5 thoughts on “Should we handle our children with care?

  1. Aparajita Bose

    I loved this post. It made me smile, grin, laugh and look back at my childhood days. Yes, of course, I too was subjected to different kinds of teasing at times and even though I was an introvert, all that did not impact my self-esteem. Sometimes, I did get a little bewildered with some epithets showered on me, but I never carried them back home!

    Of course, alert parents/guardians/caregivers need to keep the communication channel open with the child to see if some damage is happening deep inside. If so, the child can be given a few tips to cope with it and handle it cleverly to not allow it from happening to herself again and again.

    Again, on the other hand, when there is much ado about some harmless teasing that a child is not resenting or is not uncomfortable with, she unwittingly begins thinking that something is definitely wrong with herself, which could affect her self-esteem. Regular talks with parents, during which the child is listened to mostly, without any judgement/rebuking, can do wonders to the self-esteem of the child.

    Reply
  2. Shobhika Jaju

    Although the article has been summed up very well and we all have stories about getting over the childhood teasing and bullying, one must not forget the scathing mark that such incidents may leave on young minds and shape their personality as adults. It is good to know that the writer came out of it as a stronger person than before. Most children may not be able to cope up woth similar incidents. The extent to which parents or others may or may not interfere with such incidents in their child’s life, is a matter of debate.

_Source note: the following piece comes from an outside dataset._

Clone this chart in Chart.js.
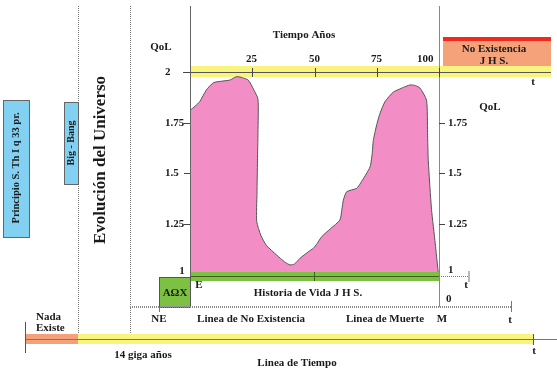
<!DOCTYPE html>
<html>
<head>
<meta charset="utf-8">
<script src="https://cdn.jsdelivr.net/npm/chart.js@4/dist/chart.umd.min.js"></script>
<style>
  html, body { margin: 0; padding: 0; background: #ffffff; }
  #wrap { width: 557px; height: 379px; position: relative; }
</style>
</head>
<body>
<div id="wrap"><canvas id="c"></canvas></div>
<script>
// ---- data ----
const years = [0, 2, 4, 6.5, 9.4, 13, 16, 18.7, 21, 23.4, 25.5, 27.3, 27.3, 27.1, 26.9, 26.8, 28.5, 30.8, 34.8, 38, 40.2, 42, 44.2, 47.5, 49.5, 51, 52.9, 56.5, 60.2, 61, 61.6, 62.9, 66.9, 68.5, 72.3, 73.2, 73.6, 75, 76.3, 78.3, 81.6, 85, 88.4, 90.5, 92.4, 95, 95.4, 95.7, 97, 98.5, 99.7, 100];
const qol   = [1.81, 1.83, 1.855, 1.91, 1.947, 1.955, 1.96, 1.977, 1.972, 1.96, 1.915, 1.865, 1.7, 1.56, 1.4, 1.26, 1.19, 1.14, 1.094, 1.06, 1.045, 1.05, 1.078, 1.11, 1.127, 1.15, 1.185, 1.225, 1.267, 1.32, 1.366, 1.407, 1.424, 1.45, 1.53, 1.6, 1.66, 1.74, 1.795, 1.853, 1.9, 1.92, 1.936, 1.933, 1.92, 1.86, 1.7, 1.56, 1.32, 1.15, 1.01, 1.0];
const yearTicks = [25, 50, 75, 100];
const qolTicksLeft = [2, 1.75, 1.5, 1.25];
const qolTicksRight = [1.75, 1.5, 1.25];
const xTitle = "Tiempo Años";
const yTitle = "QoL";

const points = years.map((x, i) => ({ x: x, y: qol[i] }));

const F = 'bold 11px "Liberation Serif", "DejaVu Serif", serif';

const deco = {
  id: 'deco',
  beforeDatasetsDraw(chart) {
    const ctx = chart.ctx;
    const xs = chart.scales.x, ys = chart.scales.y;
    const X0 = xs.getPixelForValue(0);
    const Y2 = ys.getPixelForValue(2);
    ctx.save();
    ctx.fillStyle = '#F9F47E';
    ctx.fillRect(X0, Y2 - 6, 551 - X0, 11);
    ctx.restore();
  },
  afterDatasetsDraw(chart) {
    const ctx = chart.ctx;
    const xs = chart.scales.x, ys = chart.scales.y;
    const X0 = xs.getPixelForValue(0), X100 = xs.getPixelForValue(100);
    const Y2 = ys.getPixelForValue(2), Y1 = ys.getPixelForValue(1);
    const line = (x1, y1, x2, y2, col, w, dash) => {
      ctx.save();
      ctx.strokeStyle = col; ctx.lineWidth = w || 1;
      ctx.setLineDash(dash || []);
      ctx.beginPath(); ctx.moveTo(x1, y1); ctx.lineTo(x2, y2); ctx.stroke();
      ctx.restore();
    };
    const text = (s, x, y, align, font, col) => {
      ctx.save();
      ctx.font = font || F; ctx.fillStyle = col || '#1a1a1a';
      ctx.textAlign = align || 'center'; ctx.textBaseline = 'middle';
      ctx.fillText(s, x, y);
      ctx.restore();
    };
    const vtext = (s, x, y, font) => {
      ctx.save();
      ctx.translate(x, y); ctx.rotate(-Math.PI / 2);
      ctx.font = font || F; ctx.fillStyle = '#1a1a1a';
      ctx.textAlign = 'center'; ctx.textBaseline = 'middle';
      ctx.fillText(s, 0, 0);
      ctx.restore();
    };

    // green band at QoL = 1
    ctx.save();
    ctx.fillStyle = '#7DC142';
    ctx.fillRect(X0, Y1 - 2, X100 - X0, 9);
    ctx.restore();
    line(X0, Y1 + 2.5, X100, Y1 + 2.5, '#3f5f20', 1);
    line(X100, Y1 + 2.5, 469, Y1 + 2.5, '#777', 1, [1, 1]);
    line(469, Y1 - 3, 469, Y1 + 8, '#777', 1);
    line(xs.getPixelForValue(50), Y1 - 2, xs.getPixelForValue(50), Y1 + 7, '#3f5f20', 1);

    // vertical dotted lines
    line(78.5, 6, 78.5, 343, '#777', 1, [1, 1]);
    line(130.5, 6, 130.5, 343, '#777', 1, [1, 1]);
    // chart vertical axes
    line(X0 + 0.5, 6, X0 + 0.5, Y1 + 7, '#666', 1);
    line(X100 + 0.5, 6, X100 + 0.5, 307, '#888', 1);

    // top axis line + ticks
    line(183, Y2 + 0.5, 551, Y2 + 0.5, '#555', 1);
    yearTicks.forEach(v => {
      const px = Math.round(xs.getPixelForValue(v)) + 0.5;
      line(px, Y2 - 4, px, Y2 + 5, '#444', 1);
      if (v === 100) text(String(v), px - 6, Y2 - 13, 'right');
      else text(String(v), px - 1, Y2 - 13);
    });
    text(xTitle, 304, 35);
    text('t', 533, 82);

    // left y ticks
    qolTicksLeft.forEach(v => {
      const py = Math.round(ys.getPixelForValue(v)) + 0.5;
      line(184, py, X0, py, '#444', 1);
      text(String(v), 165, py, 'left');
    });
    text('1', 182, Y1 - 3);
    text(yTitle, 161, 47);
    // right y ticks
    qolTicksRight.forEach(v => {
      const py = Math.round(ys.getPixelForValue(v)) + 0.5;
      line(X100, py, X100 + 6, py, '#444', 1);
      text(String(v), 448, py, 'left');
    });
    text('1', 448, Y1 - 4, 'left');
    text(yTitle, 490, 107);
    text('t', 466, Y1 + 11);
    text('0', 446, 299, 'left');

    // No Existencia box
    ctx.save();
    ctx.fillStyle = '#F5A27A';
    ctx.fillRect(443, 38, 108, 28);
    ctx.fillStyle = '#F22A1E';
    ctx.fillRect(443, 37, 108, 4);
    ctx.restore();
    text('No Existencia', 494, 49);
    text('J H S.', 494, 61);

    // AΩX box
    ctx.save();
    ctx.fillStyle = '#7DC142';
    ctx.fillRect(159, 277, X0 - 159, 30);
    ctx.strokeStyle = '#555'; ctx.lineWidth = 1;
    ctx.strokeRect(159.5, 277.5, X0 - 159, 30);
    ctx.restore();
    text('AΩX', 175, 293);
    text('E', 199, 285);
    text('Historia de Vida J H S.', 308, 293);

    // Linea de No Existencia
    line(130, 307, 511, 307, '#888', 2, [1, 1]);
    line(159.5, 307, 159.5, 312, '#777', 1);
    line(511.5, 301, 511.5, 312, '#777', 1);
    text('NE', 159, 319);
    text('Linea de No Existencia', 251, 319);
    text('Linea de Muerte', 385, 319);
    text('M', 442, 319);
    text('t', 510, 320);

    // Linea de Tiempo
    ctx.save();
    ctx.fillStyle = '#F4A07A';
    ctx.fillRect(25, 334, 53, 10);
    ctx.fillStyle = '#F9F47E';
    ctx.fillRect(78, 334, 455, 10);
    ctx.restore();
    line(25, 339.5, 557, 339.5, '#777', 1);
    line(25.5, 322, 25.5, 353, '#555', 1);
    line(533.5, 334, 533.5, 345, '#555', 1);
    text('Nada', 36, 317, 'left');
    text('Existe', 36, 328, 'left');
    text('14 giga años', 143, 355);
    text('Linea de Tiempo', 297, 363);
    text('t', 534, 351);

    // blue boxes + vertical texts
    ctx.save();
    ctx.fillStyle = '#83D1F2';
    ctx.strokeStyle = '#666'; ctx.lineWidth = 1;
    ctx.fillRect(3, 100, 26, 137); ctx.strokeRect(3.5, 100.5, 26, 137);
    ctx.fillRect(64, 102, 14, 82); ctx.strokeRect(64.5, 102.5, 14, 82);
    ctx.restore();
    vtext('Principio S. Th I q 33 pr.', 16.5, 168, 'bold 10.5px "Liberation Serif", serif');
    vtext('Big - Bang', 71.5, 143, 'bold 10px "Liberation Serif", serif');
    vtext('Evolución del Universo', 101, 160, 'bold 17px "Liberation Serif", serif');
  }
};

new Chart(document.getElementById('c'), {
  type: 'line',
  data: {
    datasets: [{
      data: points,
      parsing: false,
      fill: { value: 1 },
      backgroundColor: '#F38DC6',
      borderColor: '#555555',
      borderWidth: 1,
      pointRadius: 0,
      tension: 0.2
    }]
  },
  options: {
    responsive: true,
    maintainAspectRatio: false,
    animation: false,
    layout: { padding: { left: 190, right: 118, top: 72, bottom: 105 } },
    plugins: { legend: { display: false }, tooltip: { enabled: false }, title: { display: false } },
    scales: {
      x: { type: 'linear', min: 0, max: 100, display: false },
      y: { type: 'linear', min: 1, max: 2, display: false }
    }
  },
  plugins: [deco]
});
</script>
</body>
</html>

    It is always good to read and learn from other’s experiences but we should refrain from generalising a personal experience as one that should be applicable to all.

    Reply
    1. sia

      The inference is not that one person is able to cope and the other not. As parents it would serve the children better if they are taught to ignore such barbs. The world is full of nay sayers and each person has to learn to ignore them and not allow them to affect.